(Given problem)
Omit all images. Transcribe the rest of the material below exactly.

>>>

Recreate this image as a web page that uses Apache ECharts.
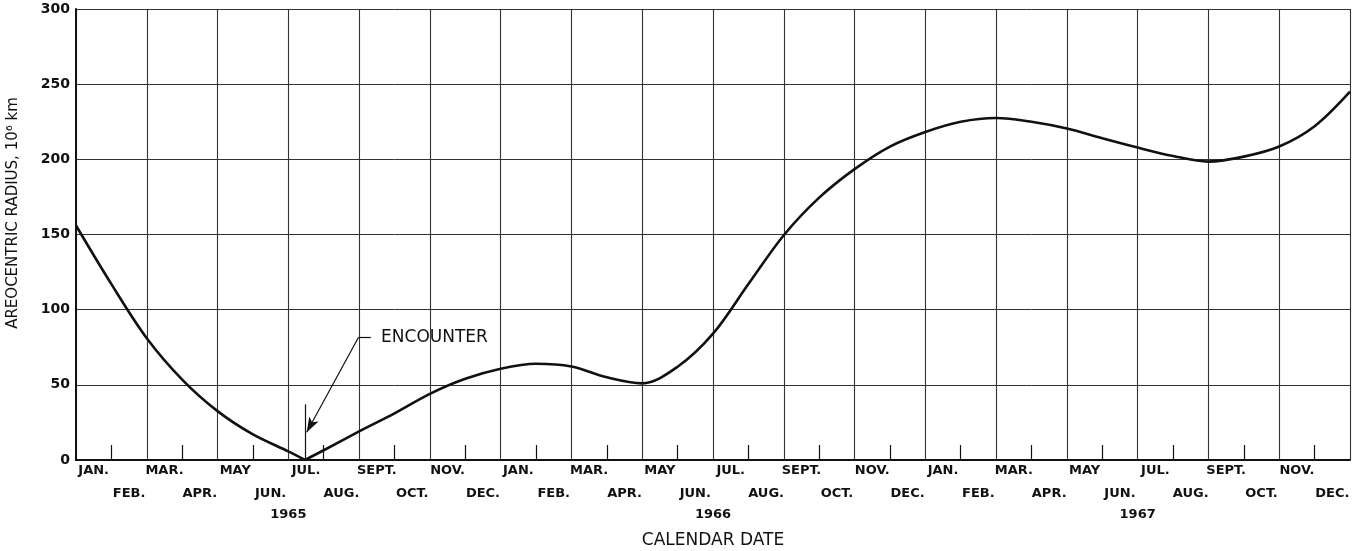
<!DOCTYPE html>
<html>
<head>
<meta charset="utf-8">
<title>Areocentric radius vs calendar date</title>
<script src="https://cdn.jsdelivr.net/npm/echarts@6.0.0/dist/echarts.min.js"></script>
<style>
  html, body { margin: 0; padding: 0; background: #fff; }
  #chart { width: 1365px; height: 551px; }
</style>
</head>
<body>
<div id="chart"></div>
<script>
// Month offsets counted from 1 January 1965.
const monthNames = ['JAN.', 'FEB.', 'MAR.', 'APR.', 'MAY', 'JUN.', 'JUL.', 'AUG.', 'SEPT.', 'OCT.', 'NOV.', 'DEC.'];
const years = ['1965', '1966', '1967'];
const yTicks = [0, 50, 100, 150, 200, 250, 300];

// Encounter: 15 July 1965
const encounterMonth = 6.47;

// Approach leg (radius in 10^6 km)
const approachMonths = [0, 1, 2, 3, 4, 5, 6, encounterMonth];
const approachRadius = [156, 117, 81, 53.5, 32.5, 17, 5.7, 0];

// Departure leg
const departMonths = [encounterMonth, 7, 8, 9, 10, 11, 12, 13, 14, 15, 16, 17, 18, 19, 20, 21, 22, 23,
  24, 25, 26, 27, 28, 29, 30, 31, 32, 33, 34, 35, 36];
const departRadius = [0, 6.5, 19, 31, 44, 54, 60.7, 64, 62.2, 55, 51, 62, 84, 117, 149.5, 174.5, 193.5, 208.5,
  218.2, 225, 227.5, 225, 220.5, 214, 207.8, 202.2, 198.5, 201.8, 208.5, 222, 245];

const calendarMonths = [].concat(...years.map(() => monthNames));
const yearMidMonths = years.map((y, i) => i * 12 + 6);

const ink = '#111';
const gridInk = '#333';

const pairs = (xs, ys) => xs.map((x, i) => [x, ys[i]]);

const chart = echarts.init(document.getElementById('chart'), null, { renderer: 'canvas' });

chart.setOption({
  animation: false,
  backgroundColor: '#fff',
  grid: { left: 76, right: 15, top: 9, bottom: 91, containLabel: false, outerBoundsMode: 'none' },
  xAxis: [
    {
      // month scale: grid every two months, short ticks between
      type: 'value', min: 0, max: 36, interval: 2,
      axisLine: { show: true, lineStyle: { color: ink, width: 2 } },
      axisTick: { show: false, inside: true },
      minorTick: { show: true, splitNumber: 2, length: 15, lineStyle: { color: ink, width: 1.2 } },
      axisLabel: { show: false },
      splitLine: { show: true, lineStyle: { color: gridInk, width: 1.1 } }
    },
    {
      // staggered month names centred in each month
      type: 'category', data: calendarMonths, boundaryGap: true, position: 'bottom',
      axisLine: { show: false }, axisTick: { show: false }, splitLine: { show: false },
      axisLabel: {
        interval: 0, margin: -1, lineHeight: 23,
        fontFamily: 'DejaVu Sans', fontWeight: 'bold', fontSize: 13, color: ink,
        formatter: (v, i) => (i % 2 ? '\n' + v : v)
      }
    },
    {
      // year labels and axis title
      type: 'value', min: 0, max: 36, position: 'bottom',
      axisLine: { show: false }, axisTick: { show: false }, splitLine: { show: false },
      axisLabel: {
        customValues: yearMidMonths, margin: 48,
        fontFamily: 'DejaVu Sans', fontWeight: 'bold', fontSize: 13, color: ink,
        formatter: (v) => years[yearMidMonths.indexOf(v)] || ''
      },
      name: 'CALENDAR DATE', nameLocation: 'middle', nameGap: 72,
      nameTextStyle: { fontFamily: 'DejaVu Sans', fontSize: 17, color: ink }
    }
  ],
  yAxis: {
    type: 'value', min: yTicks[0], max: yTicks[yTicks.length - 1], interval: 50,
    axisLine: { show: true, lineStyle: { color: ink, width: 2 } },
    axisTick: { show: false },
    axisLabel: { margin: 6, fontFamily: 'DejaVu Sans', fontWeight: 'bold', fontSize: 14, color: ink },
    splitLine: { show: true, lineStyle: { color: gridInk, width: 1 } }
  },
  graphic: [{
    type: 'text', x: 13, y: 213, rotation: Math.PI / 2,
    style: {
      text: 'AREOCENTRIC RADIUS, 10\u2076 km',
      font: '15px "DejaVu Sans"', fill: ink,
      align: 'center', verticalAlign: 'middle',
      textAlign: 'center', textVerticalAlign: 'middle'
    }
  }],
  series: [
    {
      type: 'line', xAxisIndex: 0, smooth: 0.33, showSymbol: false, silent: true,
      data: pairs(approachMonths, approachRadius),
      lineStyle: { color: ink, width: 2.6 }
    },
    {
      type: 'line', xAxisIndex: 0, smooth: 0.33, showSymbol: false, silent: true,
      data: pairs(departMonths, departRadius),
      lineStyle: { color: ink, width: 2.6 },
      markLine: {
        silent: true, symbol: 'none', label: { show: false },
        lineStyle: { color: ink, width: 1.2, type: 'solid' },
        data: [
          [{ coord: [encounterMonth, 0] }, { coord: [encounterMonth, 37] }],
          [{ coord: [7.98, 81.5] }, { coord: [8.33, 81.5] }],
          [{ coord: [7.98, 81.5], symbol: 'none' },
           { coord: [6.52, 18.5], symbol: 'arrow', symbolSize: [8, 15] }]
        ]
      },
      markPoint: {
        silent: true,
        data: [{
          coord: [8.62, 81.5], symbol: 'circle', symbolSize: 0,
          label: {
            show: true, position: 'right', distance: 0, formatter: 'ENCOUNTER',
            fontFamily: 'DejaVu Sans', fontSize: 17, color: ink
          }
        }]
      }
    }
  ]
});
</script>
</body>
</html>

<<<

(Exercise result)
Recreate this image as a web page that uses Apache ECharts.
<!DOCTYPE html>
<html>
<head>
<meta charset="utf-8">
<title>Areocentric radius vs calendar date</title>
<script src="https://cdn.jsdelivr.net/npm/echarts@6.0.0/dist/echarts.min.js"></script>
<style>
  html, body { margin: 0; padding: 0; background: #fff; }
  #chart { width: 1365px; height: 551px; }
</style>
</head>
<body>
<div id="chart"></div>
<script>
// Month offsets counted from 1 January 1965.
const monthNames = ['JAN.', 'FEB.', 'MAR.', 'APR.', 'MAY', 'JUN.', 'JUL.', 'AUG.', 'SEPT.', 'OCT.', 'NOV.', 'DEC.'];
const years = ['1965', '1966', '1967'];
const yTicks = [0, 50, 100, 150, 200, 250, 300];

// Encounter: 15 July 1965
const encounterMonth = 6.47;

// Approach leg (radius in 10^6 km)
const approachMonths = [0, 1, 2, 3, 4, 5, 6, encounterMonth];
const approachRadius = [156, 117, 81, 53.5, 32.5, 17, 5.7, 0];

// Departure leg
const departMonths = [encounterMonth, 7, 8, 9, 10, 11, 12, 13, 14, 15, 16, 17, 18, 19, 20, 21, 22, 23,
  24, 25, 26, 27, 28, 29, 30, 31, 32, 33, 34, 35, 36];
const departRadius = [0, 6.5, 19, 31, 44, 54, 60.7, 64, 62.2, 55, 51, 62, 84, 117, 149.5, 174.5, 193.5, 208.5,
  218.2, 225, 227.5, 225, 220.5, 214, 207.8, 202.2, 198.5, 201.8, 208.5, 222, 245];

const calendarMonths = [].concat(...years.map(() => monthNames));
const yearMidMonths = years.map((y, i) => i * 12 + 6);

const ink = '#111';
const gridInk = '#333';

const pairs = (xs, ys) => xs.map((x, i) => [x, ys[i]]);

const chart = echarts.init(document.getElementById('chart'), null, { renderer: 'canvas' });

chart.setOption({
  animation: false,
  backgroundColor: '#fff',
  grid: { left: 76, right: 15, top: 9, bottom: 91, containLabel: false, outerBoundsMode: 'none' },
  xAxis: [
    {
      // month scale: grid every two months, short ticks between
      type: 'value', min: 0, max: 36, interval: 2,
      axisLine: { show: true, lineStyle: { color: ink, width: 2 } },
      axisTick: { show: false, inside: true },
      minorTick: { show: true, splitNumber: 2, length: 15, lineStyle: { color: ink, width: 1.2 } },
      axisLabel: { show: false },
      splitLine: { show: true, lineStyle: { color: gridInk, width: 1.1 } }
    },
    {
      // staggered month names centred in each month
      type: 'category', data: calendarMonths, boundaryGap: true, position: 'bottom',
      axisLine: { show: false }, axisTick: { show: false }, splitLine: { show: false },
      axisLabel: {
        interval: 0, margin: -1, lineHeight: 23,
        fontFamily: 'DejaVu Sans', fontWeight: 'bold', fontSize: 13, color: ink,
        formatter: (v, i) => (i % 2 ? '\n' + v : v)
      }
    },
    {
      // year labels and axis title
      type: 'value', min: 0, max: 36, position: 'bottom',
      axisLine: { show: false }, axisTick: { show: false }, splitLine: { show: false },
      axisLabel: {
        customValues: yearMidMonths, margin: 48,
        fontFamily: 'DejaVu Sans', fontWeight: 'bold', fontSize: 13, color: ink,
        formatter: (v) => years[yearMidMonths.indexOf(v)] || ''
      },
      name: 'CALENDAR DATE', nameLocation: 'middle', nameGap: 72,
      nameTextStyle: { fontFamily: 'DejaVu Sans', fontSize: 17, color: ink }
    }
  ],
  yAxis: {
    type: 'value', min: yTicks[0], max: yTicks[yTicks.length - 1], interval: 50,
    axisLine: { show: true, lineStyle: { color: ink, width: 2 } },
    axisTick: { show: false },
    axisLabel: { margin: 6, fontFamily: 'DejaVu Sans', fontWeight: 'bold', fontSize: 14, color: ink },
    splitLine: { show: true, lineStyle: { color: gridInk, width: 1 } }
  },
  graphic: [{
    type: 'text', x: 13, y: 213, rotation: Math.PI / 2,
    style: {
      text: 'AREOCENTRIC RADIUS, 10\u2076 km',
      font: '15px "DejaVu Sans"', fill: ink,
      align: 'center', verticalAlign: 'middle',
      textAlign: 'center', textVerticalAlign: 'middle'
    }
  }],
  series: [
    {
      type: 'line', xAxisIndex: 0, smooth: 0.33, showSymbol: false, silent: true,
      data: pairs(approachMonths, approachRadius),
      lineStyle: { color: ink, width: 2.6 }
    },
    {
      type: 'line', xAxisIndex: 0, smooth: 0.33, showSymbol: false, silent: true,
      data: pairs(departMonths, departRadius),
      lineStyle: { color: ink, width: 2.6 },
      markLine: {
        silent: true, symbol: 'none', label: { show: false },
        lineStyle: { color: ink, width: 1.2, type: 'solid' },
        data: [
          [{ coord: [encounterMonth, 0] }, { coord: [encounterMonth, 37] }],
          [{ coord: [7.98, 81.5] }, { coord: [8.33, 81.5] }],
          [{ coord: [7.98, 81.5], symbol: 'none' },
           { coord: [6.52, 18.5], symbol: 'arrow', symbolSize: [8, 15] }]
        ]
      },
      markPoint: {
        silent: true,
        data: [{
          coord: [8.62, 81.5], symbol: 'circle', symbolSize: 0,
          label: {
            show: true, position: 'right', distance: 0, formatter: 'ENCOUNTER',
            fontFamily: 'DejaVu Sans', fontSize: 17, color: ink
          }
        }]
      }
    }
  ]
});
</script>
</body>
</html>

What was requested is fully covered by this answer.